= Institute of Management Consultants USA =

Professional association in the US

The Institute of Management Consultants USA (IMC USA) is a professional association and the sole certifying body for individual management consultants in the United States. It awards the Certified Management Consultant (CMC) as an evidence of professional consulting experience, technical competence, client satisfaction and adherence to rigorous ethical standards. The CMC is recognized by 46 countries and accredited by the International Council of Management Consulting Institutes (ICMCI).
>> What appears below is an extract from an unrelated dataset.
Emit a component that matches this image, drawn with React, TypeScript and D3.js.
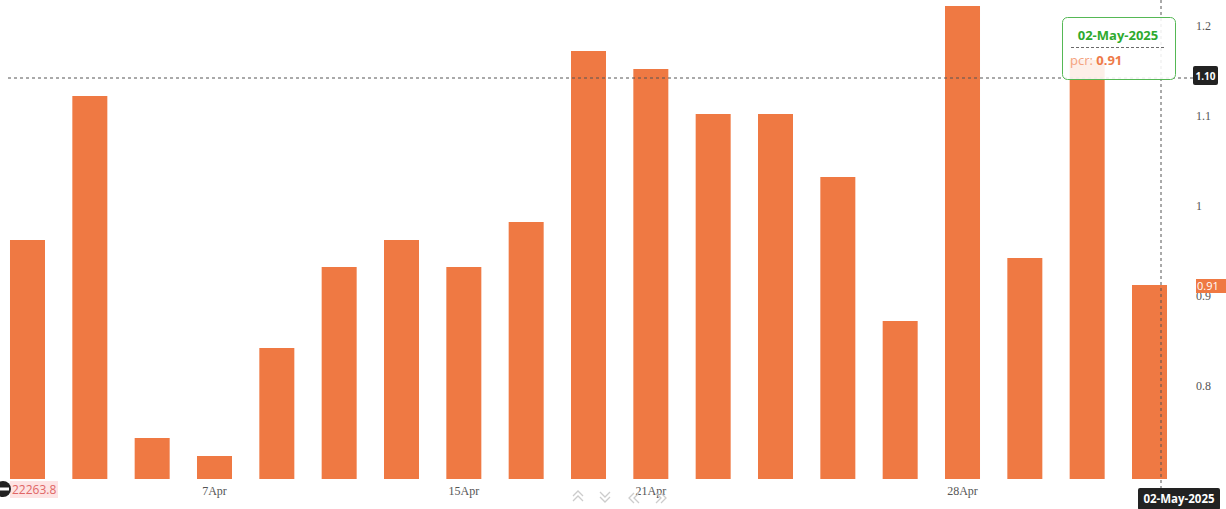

Founded in 1968, IMC USA has a mission to "promote excellence and ethics in management consulting through certification, education and professional resources." It provides professional development resources and events, business management resources, certification and business development support to members in its 20 chapters in the major U.S. cities. Every year, It holds a national conference. Its primary activities include conducting surveys of business and consulting, offering a consultant search service, publishing a set of professional standards, has a Code of Ethics and enforcement procedures, and maintains the Management Consulting Common Body of Knowledge and a Management Consulting Competency Framework, which support its certification process. IMC USA members are in almost every industry and consulting discipline and work as consultants in global consulting firms, boutique firms and independent consulting practices, and as internal consultants in non-consulting firms, non-profits and public sector organizations.

In 2010, The Institute of Management Consultants USA (IMC USA) has been accredited for its Certified Management Consultants (CMC®) certification process by the International Organization for Standardization (ISO).